** Start of SUPPLIED DATA **

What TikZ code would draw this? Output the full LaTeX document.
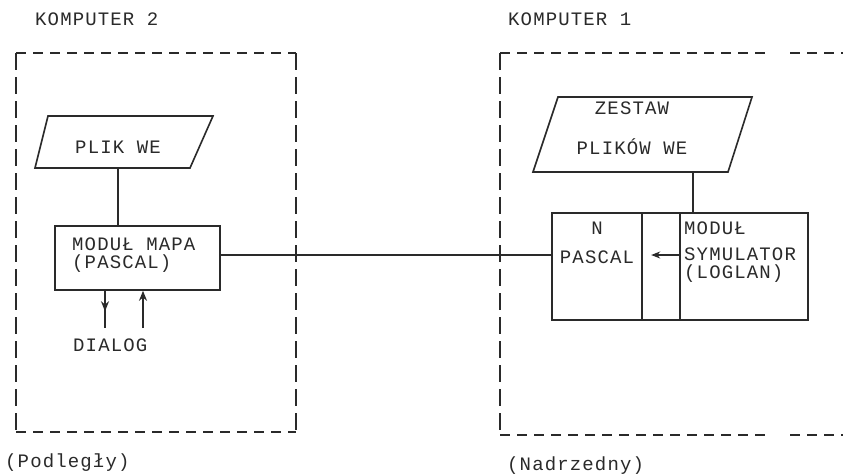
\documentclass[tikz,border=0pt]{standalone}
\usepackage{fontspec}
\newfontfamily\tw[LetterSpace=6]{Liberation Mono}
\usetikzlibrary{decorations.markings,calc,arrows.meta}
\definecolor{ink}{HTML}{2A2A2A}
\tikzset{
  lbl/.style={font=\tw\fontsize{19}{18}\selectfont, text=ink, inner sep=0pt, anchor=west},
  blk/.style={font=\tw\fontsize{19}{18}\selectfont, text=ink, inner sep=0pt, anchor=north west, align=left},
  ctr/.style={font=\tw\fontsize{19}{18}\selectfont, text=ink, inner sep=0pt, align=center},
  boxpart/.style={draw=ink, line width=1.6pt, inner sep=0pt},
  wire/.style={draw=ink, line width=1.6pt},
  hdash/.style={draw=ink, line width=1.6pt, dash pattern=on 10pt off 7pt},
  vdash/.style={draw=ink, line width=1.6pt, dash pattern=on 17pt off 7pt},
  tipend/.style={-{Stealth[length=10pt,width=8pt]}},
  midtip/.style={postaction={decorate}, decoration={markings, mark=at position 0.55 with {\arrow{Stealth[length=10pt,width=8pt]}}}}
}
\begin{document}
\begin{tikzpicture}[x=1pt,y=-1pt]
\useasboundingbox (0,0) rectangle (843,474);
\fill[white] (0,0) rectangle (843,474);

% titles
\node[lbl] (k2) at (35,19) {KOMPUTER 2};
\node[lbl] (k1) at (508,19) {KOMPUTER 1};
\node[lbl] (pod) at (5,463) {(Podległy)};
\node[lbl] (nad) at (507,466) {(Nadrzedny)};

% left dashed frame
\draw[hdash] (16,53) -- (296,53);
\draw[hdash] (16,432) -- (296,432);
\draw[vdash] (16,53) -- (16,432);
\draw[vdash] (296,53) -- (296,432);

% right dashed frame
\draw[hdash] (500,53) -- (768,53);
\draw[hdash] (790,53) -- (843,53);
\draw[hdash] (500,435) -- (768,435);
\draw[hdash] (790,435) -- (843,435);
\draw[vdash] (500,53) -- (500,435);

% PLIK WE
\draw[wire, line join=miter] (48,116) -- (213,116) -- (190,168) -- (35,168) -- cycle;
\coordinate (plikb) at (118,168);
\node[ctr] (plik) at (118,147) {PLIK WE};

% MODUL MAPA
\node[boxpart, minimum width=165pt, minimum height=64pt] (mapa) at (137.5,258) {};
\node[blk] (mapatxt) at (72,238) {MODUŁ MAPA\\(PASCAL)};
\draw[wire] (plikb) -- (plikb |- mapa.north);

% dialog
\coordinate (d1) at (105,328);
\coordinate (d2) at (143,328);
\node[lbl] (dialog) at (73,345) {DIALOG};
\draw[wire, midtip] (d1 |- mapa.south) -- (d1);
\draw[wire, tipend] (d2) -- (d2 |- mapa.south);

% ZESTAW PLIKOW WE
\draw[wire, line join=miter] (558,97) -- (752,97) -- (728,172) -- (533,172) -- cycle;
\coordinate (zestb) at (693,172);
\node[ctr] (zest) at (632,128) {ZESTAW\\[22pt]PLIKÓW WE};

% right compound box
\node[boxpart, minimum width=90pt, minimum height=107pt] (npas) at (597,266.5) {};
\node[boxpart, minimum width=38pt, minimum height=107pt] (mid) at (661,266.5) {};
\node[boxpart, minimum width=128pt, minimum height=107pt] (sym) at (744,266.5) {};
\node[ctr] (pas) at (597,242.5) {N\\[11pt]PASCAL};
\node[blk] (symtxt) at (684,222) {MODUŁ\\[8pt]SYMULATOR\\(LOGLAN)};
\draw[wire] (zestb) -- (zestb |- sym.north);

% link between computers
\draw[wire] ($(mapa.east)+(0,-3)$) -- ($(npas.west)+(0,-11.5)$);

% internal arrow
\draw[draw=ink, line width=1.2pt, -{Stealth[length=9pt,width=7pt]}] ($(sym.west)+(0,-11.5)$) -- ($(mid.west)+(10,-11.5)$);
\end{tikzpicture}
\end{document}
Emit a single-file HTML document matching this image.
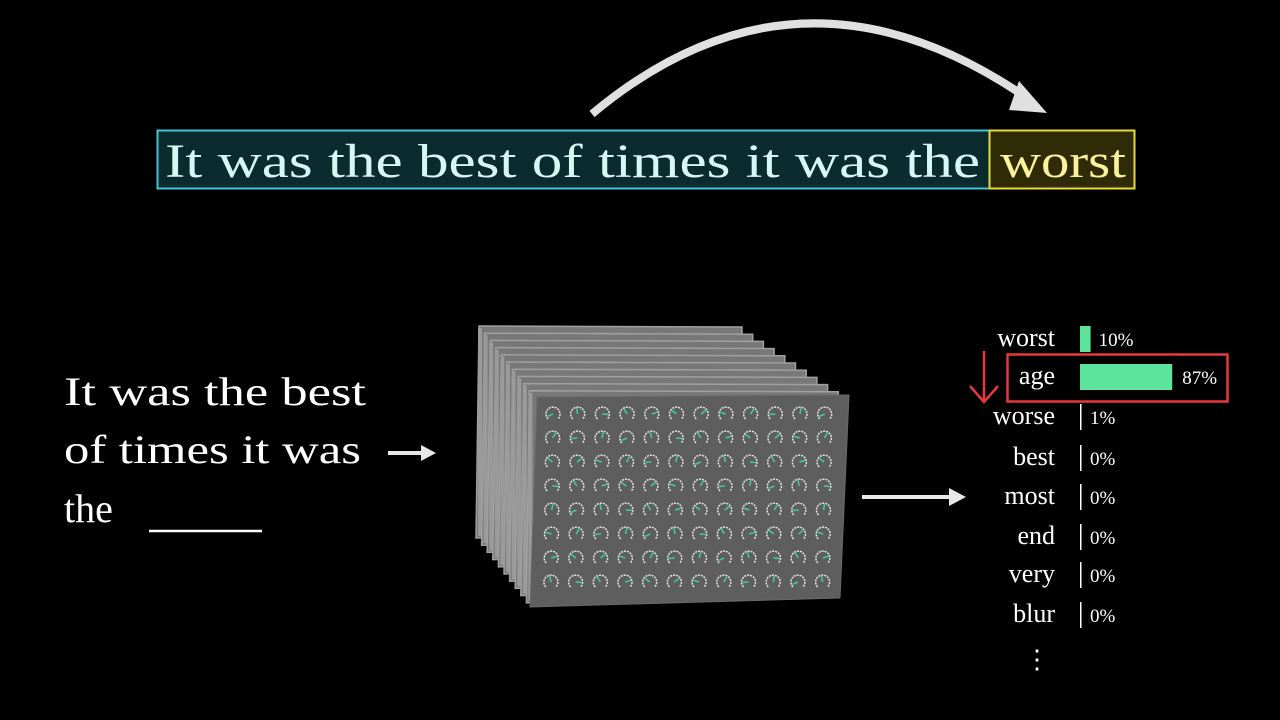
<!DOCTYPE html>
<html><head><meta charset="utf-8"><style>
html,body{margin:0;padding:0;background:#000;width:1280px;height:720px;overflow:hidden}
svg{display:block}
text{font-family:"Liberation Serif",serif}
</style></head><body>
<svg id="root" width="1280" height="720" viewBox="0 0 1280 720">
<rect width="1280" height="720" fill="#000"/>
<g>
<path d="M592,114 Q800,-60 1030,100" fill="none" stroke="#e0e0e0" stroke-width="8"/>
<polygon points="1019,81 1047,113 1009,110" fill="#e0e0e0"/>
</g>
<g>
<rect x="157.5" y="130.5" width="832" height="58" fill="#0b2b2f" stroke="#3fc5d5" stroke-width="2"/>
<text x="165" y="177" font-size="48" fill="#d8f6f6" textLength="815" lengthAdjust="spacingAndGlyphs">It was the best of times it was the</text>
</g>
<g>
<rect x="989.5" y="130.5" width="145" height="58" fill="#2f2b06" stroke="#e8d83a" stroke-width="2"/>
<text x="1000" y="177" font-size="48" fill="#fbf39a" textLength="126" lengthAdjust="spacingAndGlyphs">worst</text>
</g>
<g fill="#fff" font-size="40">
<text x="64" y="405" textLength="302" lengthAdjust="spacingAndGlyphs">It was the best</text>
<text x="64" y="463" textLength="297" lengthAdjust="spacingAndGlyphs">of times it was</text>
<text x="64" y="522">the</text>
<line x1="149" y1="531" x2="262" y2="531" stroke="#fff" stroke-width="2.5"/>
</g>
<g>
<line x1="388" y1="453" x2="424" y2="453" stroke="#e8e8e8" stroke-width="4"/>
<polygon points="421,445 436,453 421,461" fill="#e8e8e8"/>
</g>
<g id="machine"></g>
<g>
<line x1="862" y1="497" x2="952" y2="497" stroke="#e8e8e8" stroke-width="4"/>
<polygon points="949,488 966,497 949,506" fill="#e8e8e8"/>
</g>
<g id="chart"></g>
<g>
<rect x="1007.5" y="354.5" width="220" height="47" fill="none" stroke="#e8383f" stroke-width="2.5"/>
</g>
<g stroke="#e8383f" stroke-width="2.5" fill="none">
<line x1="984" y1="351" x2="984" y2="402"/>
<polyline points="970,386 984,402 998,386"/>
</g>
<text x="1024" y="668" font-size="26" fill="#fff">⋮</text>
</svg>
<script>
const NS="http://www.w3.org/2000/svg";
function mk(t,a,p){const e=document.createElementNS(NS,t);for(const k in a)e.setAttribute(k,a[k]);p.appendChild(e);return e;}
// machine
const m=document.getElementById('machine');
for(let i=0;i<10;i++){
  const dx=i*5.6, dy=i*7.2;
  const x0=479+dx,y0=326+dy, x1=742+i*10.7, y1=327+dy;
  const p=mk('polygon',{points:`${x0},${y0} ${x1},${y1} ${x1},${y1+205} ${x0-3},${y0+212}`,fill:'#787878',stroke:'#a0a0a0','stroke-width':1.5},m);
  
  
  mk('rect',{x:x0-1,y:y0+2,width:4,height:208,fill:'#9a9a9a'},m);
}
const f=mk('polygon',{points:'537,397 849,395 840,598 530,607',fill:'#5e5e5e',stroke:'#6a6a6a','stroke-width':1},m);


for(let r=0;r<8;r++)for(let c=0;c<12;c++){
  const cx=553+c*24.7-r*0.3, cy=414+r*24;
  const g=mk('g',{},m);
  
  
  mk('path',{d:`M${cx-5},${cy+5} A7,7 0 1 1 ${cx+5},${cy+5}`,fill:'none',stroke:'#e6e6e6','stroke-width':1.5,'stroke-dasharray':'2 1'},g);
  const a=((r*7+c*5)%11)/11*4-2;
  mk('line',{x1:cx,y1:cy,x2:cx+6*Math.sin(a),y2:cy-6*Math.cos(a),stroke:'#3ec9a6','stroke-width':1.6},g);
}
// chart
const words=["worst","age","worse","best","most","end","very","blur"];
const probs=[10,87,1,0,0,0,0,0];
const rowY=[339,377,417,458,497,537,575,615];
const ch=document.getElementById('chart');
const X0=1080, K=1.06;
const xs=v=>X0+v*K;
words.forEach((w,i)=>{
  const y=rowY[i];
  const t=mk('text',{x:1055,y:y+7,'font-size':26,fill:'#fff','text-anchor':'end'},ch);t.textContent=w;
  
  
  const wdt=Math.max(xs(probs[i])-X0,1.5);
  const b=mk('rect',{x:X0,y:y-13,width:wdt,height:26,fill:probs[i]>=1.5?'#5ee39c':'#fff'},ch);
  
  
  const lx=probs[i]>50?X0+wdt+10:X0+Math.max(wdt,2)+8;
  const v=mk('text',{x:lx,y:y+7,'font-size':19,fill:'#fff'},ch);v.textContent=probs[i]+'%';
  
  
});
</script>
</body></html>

** End of SUPPLIED DATA **

Reproduce only the lines of the records from the start up to and including the line that holds "(nad) at (507,466)"; do not carry over any picture.

What TikZ code would draw this? Output the full LaTeX document.
\documentclass[tikz,border=0pt]{standalone}
\usepackage{fontspec}
\newfontfamily\tw[LetterSpace=6]{Liberation Mono}
\usetikzlibrary{decorations.markings,calc,arrows.meta}
\definecolor{ink}{HTML}{2A2A2A}
\tikzset{
  lbl/.style={font=\tw\fontsize{19}{18}\selectfont, text=ink, inner sep=0pt, anchor=west},
  blk/.style={font=\tw\fontsize{19}{18}\selectfont, text=ink, inner sep=0pt, anchor=north west, align=left},
  ctr/.style={font=\tw\fontsize{19}{18}\selectfont, text=ink, inner sep=0pt, align=center},
  boxpart/.style={draw=ink, line width=1.6pt, inner sep=0pt},
  wire/.style={draw=ink, line width=1.6pt},
  hdash/.style={draw=ink, line width=1.6pt, dash pattern=on 10pt off 7pt},
  vdash/.style={draw=ink, line width=1.6pt, dash pattern=on 17pt off 7pt},
  tipend/.style={-{Stealth[length=10pt,width=8pt]}},
  midtip/.style={postaction={decorate}, decoration={markings, mark=at position 0.55 with {\arrow{Stealth[length=10pt,width=8pt]}}}}
}
\begin{document}
\begin{tikzpicture}[x=1pt,y=-1pt]
\useasboundingbox (0,0) rectangle (843,474);
\fill[white] (0,0) rectangle (843,474);

% titles
\node[lbl] (k2) at (35,19) {KOMPUTER 2};
\node[lbl] (k1) at (508,19) {KOMPUTER 1};
\node[lbl] (pod) at (5,463) {(Podległy)};
\node[lbl] (nad) at (507,466) {(Nadrzedny)};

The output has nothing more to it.